#### Exercise prompt:
The data below should be printed in full, exactly, and without any of its images.

#### Collected data:
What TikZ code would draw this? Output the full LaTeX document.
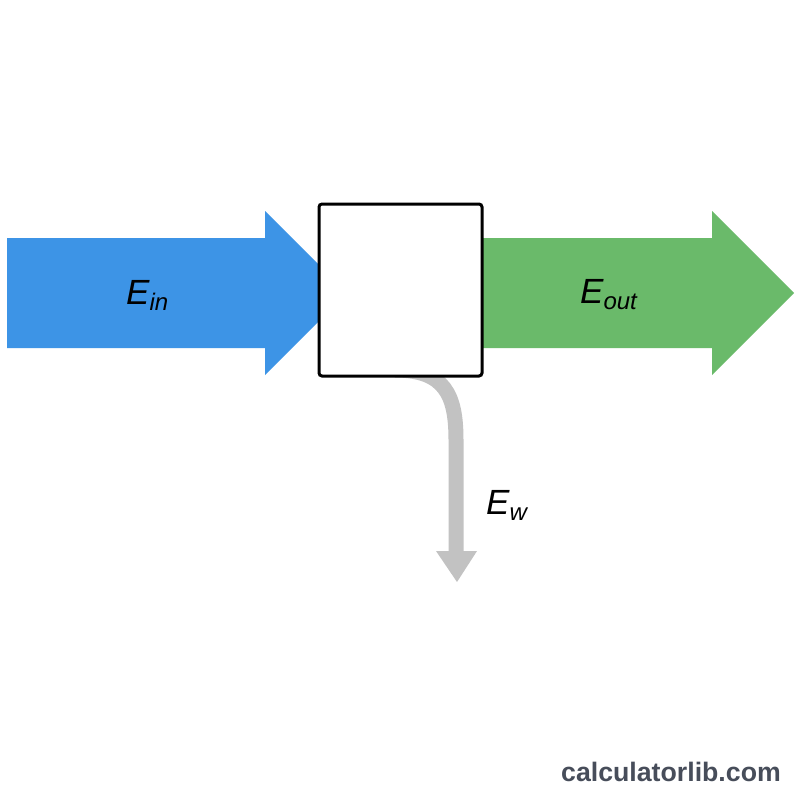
\documentclass[tikz,border=0pt]{standalone}
\usepackage{fontspec}
\setmainfont{Liberation Sans}
\definecolor{inblue}{HTML}{3D94E6}
\definecolor{outgreen}{HTML}{6ABA6A}
\definecolor{wastegrey}{HTML}{C2C2C2}
\definecolor{markgrey}{HTML}{474D5A}
\newcommand{\elab}[1]{{\fontsize{35}{35}\selectfont\itshape E}\raisebox{-6pt}{\fontsize{24}{24}\selectfont\itshape #1}}
\begin{document}
\begin{tikzpicture}[x=1pt,y=-1pt,
  sysbox/.style={draw=black,line width=3pt,fill=white,rounded corners=3pt,minimum width=163pt,minimum height=172pt,inner sep=0pt,outer sep=0pt},
  elabel/.style={anchor=base west,inner sep=0pt,text=black},
  wmark/.style={anchor=base west,inner sep=0pt,text=markgrey,font=\fontsize{26.7}{26.7}\selectfont\bfseries}]
\useasboundingbox[fill=white] (0,0) rectangle (800,800);
% blue input arrow
\fill[inblue] (7,238) -- (265,238) -- (265,211) -- (347,293) -- (265,375) -- (265,348) -- (7,348) -- cycle;
% green output arrow
\fill[outgreen] (483,238) -- (712,238) -- (712,211) -- (794,293) -- (712,375) -- (712,348) -- (483,348) -- cycle;
% grey waste arrow
\coordinate (wstart) at (395,370);
\coordinate (wbend) at (456,440);
\coordinate (wend) at (456,552);
\draw[wastegrey,line width=15pt] (wstart) .. controls (445,370) and (456,395) .. (wbend) -- (wend);
\fill[wastegrey] (436,551) -- (477,551) -- (457,582) -- cycle;
% system box
\node[sysbox] (box) at (400.5,290) {};
% labels
\node[elabel] (ein) at (126,304) {\elab{in}};
\node[elabel] (eout) at (580,303) {\elab{out}};
\node[elabel] (ew) at (486,514) {\elab{w}};
\node[wmark] (wm) at (561,781) {calculatorlib.com};
\end{tikzpicture}
\end{document}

#### Solution to this task:
What TikZ code would draw this? Output the full LaTeX document.
\documentclass[tikz,border=0pt]{standalone}
\usepackage{fontspec}
\setmainfont{Liberation Sans}
\definecolor{inblue}{HTML}{3D94E6}
\definecolor{outgreen}{HTML}{6ABA6A}
\definecolor{wastegrey}{HTML}{C2C2C2}
\definecolor{markgrey}{HTML}{474D5A}
\newcommand{\elab}[1]{{\fontsize{35}{35}\selectfont\itshape E}\raisebox{-6pt}{\fontsize{24}{24}\selectfont\itshape #1}}
\begin{document}
\begin{tikzpicture}[x=1pt,y=-1pt,
  sysbox/.style={draw=black,line width=3pt,fill=white,rounded corners=3pt,minimum width=163pt,minimum height=172pt,inner sep=0pt,outer sep=0pt},
  elabel/.style={anchor=base west,inner sep=0pt,text=black},
  wmark/.style={anchor=base west,inner sep=0pt,text=markgrey,font=\fontsize{26.7}{26.7}\selectfont\bfseries}]
\useasboundingbox[fill=white] (0,0) rectangle (800,800);
% blue input arrow
\fill[inblue] (7,238) -- (265,238) -- (265,211) -- (347,293) -- (265,375) -- (265,348) -- (7,348) -- cycle;
% green output arrow
\fill[outgreen] (483,238) -- (712,238) -- (712,211) -- (794,293) -- (712,375) -- (712,348) -- (483,348) -- cycle;
% grey waste arrow
\coordinate (wstart) at (395,370);
\coordinate (wbend) at (456,440);
\coordinate (wend) at (456,552);
\draw[wastegrey,line width=15pt] (wstart) .. controls (445,370) and (456,395) .. (wbend) -- (wend);
\fill[wastegrey] (436,551) -- (477,551) -- (457,582) -- cycle;
% system box
\node[sysbox] (box) at (400.5,290) {};
% labels
\node[elabel] (ein) at (126,304) {\elab{in}};
\node[elabel] (eout) at (580,303) {\elab{out}};
\node[elabel] (ew) at (486,514) {\elab{w}};
\node[wmark] (wm) at (561,781) {calculatorlib.com};
\end{tikzpicture}
\end{document}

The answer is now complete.